NEIL INKLEY has been writing to the Church Times, I think, for as long as I have worked here, though not, I expect, since 1886, which was the date of the first page that came up when I searched for "N. J. Inkley" in our online archive.

Lately, he has been a regular caption competitor, though how many times he has won I am not sure. He says three or four; I can confirm two (remember Polly?) - but you know what search engines are like.

For 29 years, he has been Hon. Treasurer of the Blackburn diocesan branch of the Prayer Book Society, besides serving the society in national capacities. Since he handwrites his letters and competition entries, and faxes them to us, a sensible economy now that stamps are so dear, I imagined his having a Luddite streak so far as the digital age was concerned.

But no. In early retirement, he supervised "the production of a BCP computer package automatically producing the correct liturgy for any given date", with recommendations for suitable hymns. "I do know what I like in liturgical matters," he says - as if we couldn't guess.
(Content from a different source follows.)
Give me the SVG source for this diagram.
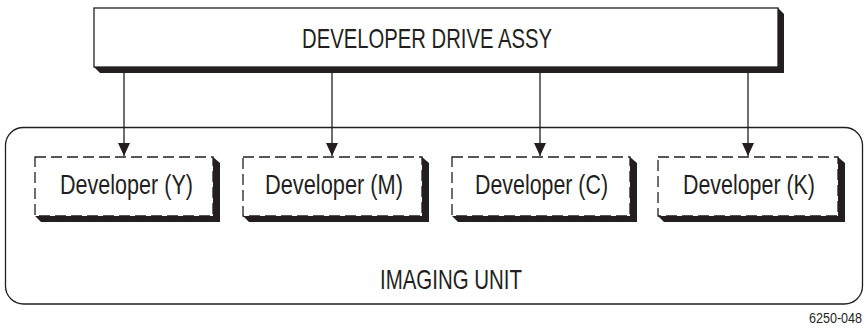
<svg xmlns="http://www.w3.org/2000/svg" width="867" height="329" viewBox="0 0 867 329">
<defs>
<style>
.t{font-family:"Liberation Sans",Arial,sans-serif;fill:#231f20;text-anchor:middle}
.big{font-size:28px}
.box{fill:#fff;stroke:#231f20;stroke-width:1.3}
.dash{fill:#fff;stroke:#231f20;stroke-width:1.3;stroke-dasharray:11 5}
.sh{fill:#231f20}
.ln{stroke:#231f20;stroke-width:1.3;fill:none}
</style>
<marker id="ah" markerWidth="13" markerHeight="12" refX="13" refY="6" orient="auto" markerUnits="userSpaceOnUse" viewBox="0 0 13 12">
<path d="M0,0 L13,6 L0,12 Z" fill="#231f20"/>
</marker>
</defs>
<g id="imaging-unit">
<rect x="5.5" y="127.5" width="857" height="176.5" rx="18" ry="18" class="box"/>
<text class="t big" x="451" y="289" textLength="142" lengthAdjust="spacingAndGlyphs">IMAGING UNIT</text>
</g>
<g id="drive-assy">
<polygon class="sh" points="778,8 784,14 784,73 100,73 94,67"/>
<rect x="94" y="8" width="684" height="59" class="box"/>
<text class="t big" x="427" y="47.5" textLength="250" lengthAdjust="spacingAndGlyphs">DEVELOPER DRIVE ASSY</text>
</g>
<g id="connectors">
<line class="ln" x1="124" y1="73" x2="124" y2="156" marker-end="url(#ah)"/>
<line class="ln" x1="332" y1="73" x2="332" y2="156" marker-end="url(#ah)"/>
<line class="ln" x1="540" y1="73" x2="540" y2="156" marker-end="url(#ah)"/>
<line class="ln" x1="748" y1="73" x2="748" y2="156" marker-end="url(#ah)"/>
</g>
<g id="dev-y">
<polygon class="sh" points="213,157 220,163 220,222 41,222 35,216"/>
<rect x="35" y="157" width="178" height="59" class="dash"/>
<text class="t big" x="126.5" y="194" textLength="133" lengthAdjust="spacingAndGlyphs">Developer (Y)</text>
</g>
<g id="dev-m">
<polygon class="sh" points="422,157 429,163 429,222 249,222 243,216"/>
<rect x="243" y="157" width="179" height="59" class="dash"/>
<text class="t big" x="334" y="194" textLength="138" lengthAdjust="spacingAndGlyphs">Developer (M)</text>
</g>
<g id="dev-c">
<polygon class="sh" points="630,157 637,163 637,222 458,222 452,216"/>
<rect x="452" y="157" width="178" height="59" class="dash"/>
<text class="t big" x="541.5" y="194" textLength="133" lengthAdjust="spacingAndGlyphs">Developer (C)</text>
</g>
<g id="dev-k">
<polygon class="sh" points="838,157 845,163 845,222 664,222 658,216"/>
<rect x="658" y="157" width="180" height="59" class="dash"/>
<text class="t big" x="749" y="194" textLength="132" lengthAdjust="spacingAndGlyphs">Developer (K)</text>
</g>
<text class="t" x="862" y="323" font-size="15" style="text-anchor:end" textLength="53" lengthAdjust="spacingAndGlyphs">6250-048</text>
</svg>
ONE of those people who blog under a silly pseudonym (this column dispensed with the byline "Squirrel Nutkin" in the 1960s, but it seems that there is no such thing as progress) took a pop at the Archbishop of Canterbury's media officer Ed Thornton last week for having worked for the Fabians.

In between times, Ed worked as a reporter on the Church Times, which may (who knows?) have been at least as relevant an entry in his CV. But never let a fact get in the way of a blog post, I suppose.